Para nadie resulta un secreto que México destaca como un país de escasos lectores. Existe un agudo desinterés de la población por la literatura. Al menos parte de esa indiferencia encuentra su raíz en el satisfecho elitismo promovido por los grupos que han marcado línea en las letras nacionales. Como observa Alberto Chimal:
“Es posible que parte de la culpa la tenga la cultura literaria mexicana del siglo pasado –que en buena medida sigue vigente hoy–, pues en aquel tiempo muchos escritores fijaron el ideal de su oficio lejos de los lectores: por rechazar el mercantilismo, o bien por esnobismo, o bien por tener más interés en cultivar la cercanía por el poder político, lo importante para ellos no era llegar a grandes poblaciones sino a unas pocas personas `importantes’”.
De acuerdo con ese elitismo el escritor debía buscar el reconocimiento de sus pares, no el de la gente común y corriente.
“Octavio Paz –sigue Chimal– elogiaba `el reconocimiento de los entendidos, que es el que de veras cuenta´. Incluso, la ruta a seguir para muchos que han venido después sigue siendo la que lleva, como escribió el poeta y ensayista Armando González Torres, a `dejar de escribir y empezar a mandar´: la actividad literaria como antesala del propio poder”.
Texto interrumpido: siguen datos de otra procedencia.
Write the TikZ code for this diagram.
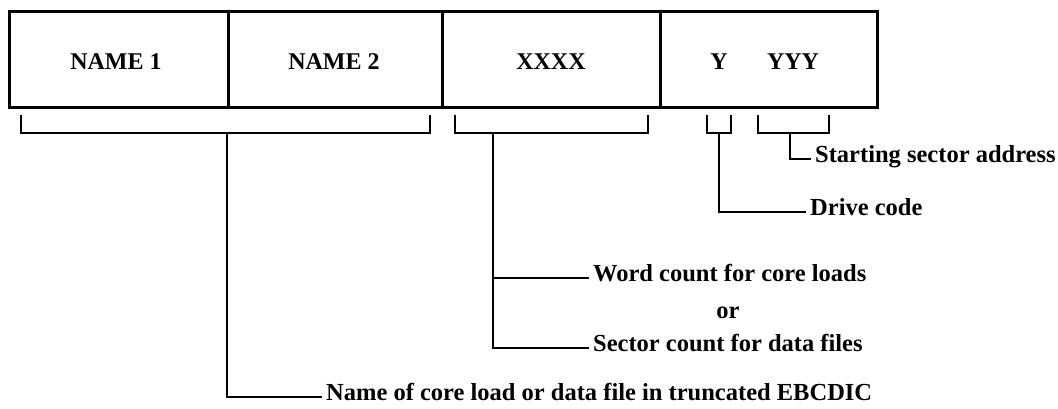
\documentclass[tikz,border=0pt]{standalone}
\usepackage{fontspec}
\setmainfont{Liberation Serif}
\begin{document}
\begin{tikzpicture}[x=1pt,y=-1pt,
  field/.style={draw,line width=3pt,minimum height=96pt,inner sep=0pt},
  fieldtext/.style={inner sep=0pt,font=\fontsize{24}{28}\selectfont\bfseries},
  brace/.style={line width=2.8pt,line join=miter},
  lead/.style={line width=2.6pt,shorten >=4pt},
  note/.style={anchor=west,inner sep=0pt,text height=1.45ex,text depth=0pt,
    font=\fontsize{24.5}{28}\selectfont\bfseries}]
\useasboundingbox (0,0) rectangle (1058,409);

% record layout: four fields
\node[field,minimum width=219pt] (n1) at (118.5,60) {};
\node[field,minimum width=214pt] (n2) at (335,60) {};
\node[field,minimum width=218pt] (cnt) at (551,60) {};
\node[field,minimum width=217pt] (adr) at (768.5,60) {};
\node[fieldtext] (t1) at (116,62) {NAME 1};
\node[fieldtext] (t2) at (334,62) {NAME 2};
\node[fieldtext] (t3) at (551,62) {XXXX};
\node[fieldtext] (drv) at (719,62) {Y};
\node[fieldtext] (sec) at (793,62) {YYY};

% brackets under the fields
\draw[brace] (21,115) -- (21,133) -- (430,133) -- (430,115);
\draw[brace] (455,115) -- (455,133) -- (648,133) -- (648,115);
\draw[brace] (707,115) -- (707,133) -- (731,133) -- (731,115);
\draw[brace] (758,115) -- (758,133) -- (829,133) -- (829,115);
\coordinate (bn) at (227,133);
\coordinate (bc) at (493,133);
\coordinate (bd) at (719,133);
\coordinate (bs) at (790,133);

% descriptions
\node[note] (ls) at (815,159) {Starting sector address};
\node[note] (ld) at (810,212) {Drive code};
\node[note] (lw) at (593,278) {Word count for core loads};
\node[font=\fontsize{24.5}{28}\selectfont\bfseries,inner sep=0pt] (lor) at (728,313) {or};
\node[note] (lsc) at (593,348) {Sector count for data files};
\node[note] (ln) at (326,397) {Name of core load or data file in truncated EBCDIC};

% leader lines
\draw[lead] (bs) |- (ls.west);
\draw[lead] (bd) |- (ld.west);
\draw[lead] (bc) |- (lsc.west);
\draw[lead] (bc |- lw.west) -- (lw.west);
\draw[lead] (bn) |- (ln.west);
\end{tikzpicture}
\end{document}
Quien escribe para sí mismo no piensa en los lectores. Sencillamente habla consigo mismo. Si más tarde alguien se descubre interesado por esa plática solitaria es por añadidura. Abundan, sin embargo, quienes convencidos de que escriben para sí mismos no resultan indiferentes ante los comentarios que sus textos provocan en los demás. De hecho no conozco a nadie a quien no le concierna el efecto que su trabajo literario produce en sus lectores. Pero no dudo que existan escritores preñados por un divino desinterés. Seguro en el Tíbet y el Monte Carmelo. No obstante incluso San Juan de la Cruz escribe para alguien, a saber, para quienes se proponen seguir el camino espiritual que él ha seguido.
En el estrecho imaginario que gobierna el establecimiento cultural mexicano, lo contrario a la práctica monacal de la literatura es el best seller; ese que por fuerza deja de lado cualquier operación espiritual genuina. Acaso sin proponérselo, el ejercicio elitista de la literatura ahonda la división existente entre el mundo material y el mundo espiritual. Una división medieval, pero el anacronismo no constituye el peor defecto de ese solipsismo aristocrático de los letrados. Lejos de ampliar los espacios para la auténtica realización humana en el mundo que vivimos, la literatura exclusiva para entendidos los acorta y pervierte. Los acorta, obvio, porque se asume y promueve como arte para unos cuantos. Y los pervierte porque fija una falsa identificación entre calidad y arrogancia, entre alta poesía y desdén metódico a quienes no la comprenden. Los corrompe, además, porque desembaraza a los autores de la responsabilidad de crear nuevos públicos y ancla su sobrevivencia económica a la influencia política que consigan ejercer en el ágora. Obsérvese aquí que no resulta necesario ser un intelectual orgánico para ser un intelectual influyente. Poco importa si, paradójicamente, no se puede encontrar en México un intelectual que no cumpla una función orgánica para el régimen o, en su caso, para los políticos detractores del régimen. Quiéranlo o no, los intelectuales con influencia política acaban sirviendo a los políticos de uno u otro bando aunque se convenzan a sí mismos que los anima un genuino interés ciudadano.
Con todo, la literatura de escritores para escritores no integra necesariamente una gimnasia pervertida. No, no es una cosa del demonio. Quizá a algunos de sus practicantes les encante sentirse un poco o muy endemoniados, pero hace tiempo que no hay nada diabólico en ella. La perversión radica en otra parte. En la necedad que ubica la literatura para pocos como la única vía no despreciable para un escritor que ama la literatura. En la chata torcedura que ningunea a los autores de género y echa a pelear la diversión y las letras. En el dogma puritano que decreta que la única literatura apreciable es la que consumen los espíritus selectos, nunca la que resulta accesible para el gran público. La pregunta no es, entonces, ¿literatura para pocos o para muchos? pues la respuesta es literatura para pocos y para muchos.